Geotab is one of the world’s leading commercial telematics providers and has identified the reduction of driver distractions as one of its selling points.

“We offer features like hands-free communication, real-time alerts, driver fatigue monitoring,” said Carole Reader, business development manager at Geotab. “By leveraging these tools, food-service operators can enhance their safety protocols, ensuring that their drivers remain focused. This enables insurance providers to offer lower premiums to businesses that demonstrate consistent safe driving records.”

Kuperman thinks telematics will be the norm soon. “It will be mandatory in the next two years or you won’t find carriers willing to offer commercial auto insurance at all.”

Financial Rewards for Safe Driving

The gee-whiz factor that matters to your bottom line is the ability for carriers to make rate changes in real time. Gone are the days when an insurance company would give quotes exclusively based on industry averages and historical losses. Today they can give a figure based on how a driver is doing today. Insurers can also see how drivers behave at certain times of the day, in metro or rural areas, while driving certain kinds of vehicles. All kinds of things.
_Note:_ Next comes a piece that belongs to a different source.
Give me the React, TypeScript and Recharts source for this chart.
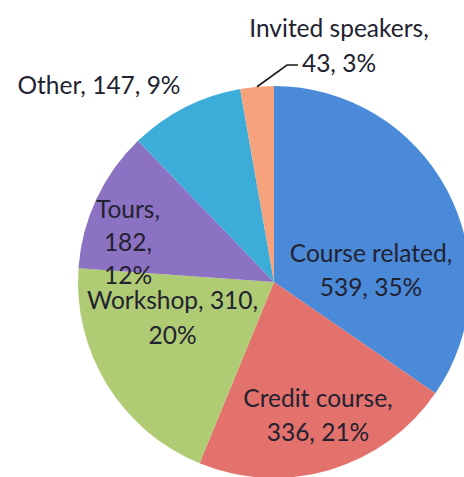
import React from 'react';
import { PieChart, Pie, Cell } from 'recharts';

const categories = ['Course related', 'Credit course', 'Workshop', 'Tours', 'Other', 'Invited speakers'];
const counts = [539, 336, 310, 182, 147, 43];
const percentLabels = ['35%', '21%', '20%', '12%', '9%', '3%'];
const colors = ['#4a8ad9', '#e3716c', '#afcb74', '#8c72c2', '#3cadd9', '#f6a27c'];

const data = categories.map((name, i) => ({ name, value: counts[i] }));

// label placement (offsets from pie centre) and line grouping
const LABEL_LAYOUT = [
  { dx: 97, dy: -12.5, lh: 34.5, groups: [[0], [1, 2]] },
  { dx: 44, dy: 132.5, lh: 34.5, groups: [[0], [1, 2]] },
  { dx: -101.5, dy: 35, lh: 34.5, groups: [[0, 1], [2]] },
  { dx: -146, dy: -41, lh: 33, groups: [[0], [1], [2]] },
  { dx: -175, dy: -198, lh: 34.5, groups: [[0, 1, 2]] },
  { dx: 65, dy: -237, lh: 34.5, groups: [[0], [1, 2]] },
];

const FONT = 'Lato, "Open Sans", sans-serif';

const renderLabel = (props: any) => {
  const { cx, cy, midAngle, outerRadius, index } = props;
  const layout = LABEL_LAYOUT[index];
  const parts = [categories[index] + ',', counts[index] + ',', percentLabels[index]];
  const lines = layout.groups.map((g) => g.map((k) => parts[k]).join(' '));
  const x = cx + layout.dx;
  const yc = cy + layout.dy;
  const n = lines.length;
  const RAD = Math.PI / 180;
  let leader = null;
  if (index === 5) {
    const sx = cx + outerRadius * Math.cos(-midAngle * RAD);
    const sy = cy + outerRadius * Math.sin(-midAngle * RAD);
    leader = (
      <polyline
        points={`${sx},${sy} ${cx + 13},${cy - 217} ${cx + 24},${cy - 217}`}
        fill="none"
        stroke="#1a1a1a"
        strokeWidth={1.6}
      />
    );
  }
  return (
    <g key={`lbl-${index}`}>
      {leader}
      {lines.map((ln, i) => (
        <text
          key={i}
          x={x}
          y={yc + (i - (n - 1) / 2) * layout.lh}
          textAnchor="middle"
          dominantBaseline="central"
          fontFamily={FONT}
          fontSize={24.5}
          fill="#222230"
        >
          {ln}
        </text>
      ))}
    </g>
  );
};

export default function App() {
  return (
    <div style={{ position: 'absolute', left: 0, top: 0, width: 464, height: 477, background: '#fff' }}>
      <PieChart width={464} height={477}>
        <Pie
          data={data}
          dataKey="value"
          nameKey="name"
          cx={269}
          cy={277}
          outerRadius={196}
          startAngle={90}
          endAngle={-270}
          stroke="none"
          label={renderLabel}
          labelLine={false}
          isAnimationActive={false}
        >
          {data.map((d, i) => (
            <Cell key={d.name} fill={colors[i]} />
          ))}
        </Pie>
      </PieChart>
    </div>
  );
}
With all this tech talk it’s tempting to overlook something elemental, which is still important: your relationship with your carrier. That means a human. Have a conversation. Ask about telematics. Make sure you both plan to even be around for the long term.

“Think about what your business may look like in the future,” said Duvall. “Are you trying to grow? Are you planning to sell off some stores? Make sure that your carrier aligns with your strategic needs. Where operators get in trouble is when they jump ship and go to a new carrier but then that carrier is out of the market in a couple years. Then you’re in a tough spot.”

And of course operators have another option, which would allow them to avoid the issue altogether.

“A lot of restaurants are saying, you know what?, I’ll push all this to third party. It costs me a percentage but I don’t have to pay the driver or the insurance,” said Kuperman.

For a lot of operators that may be a decision that tracks.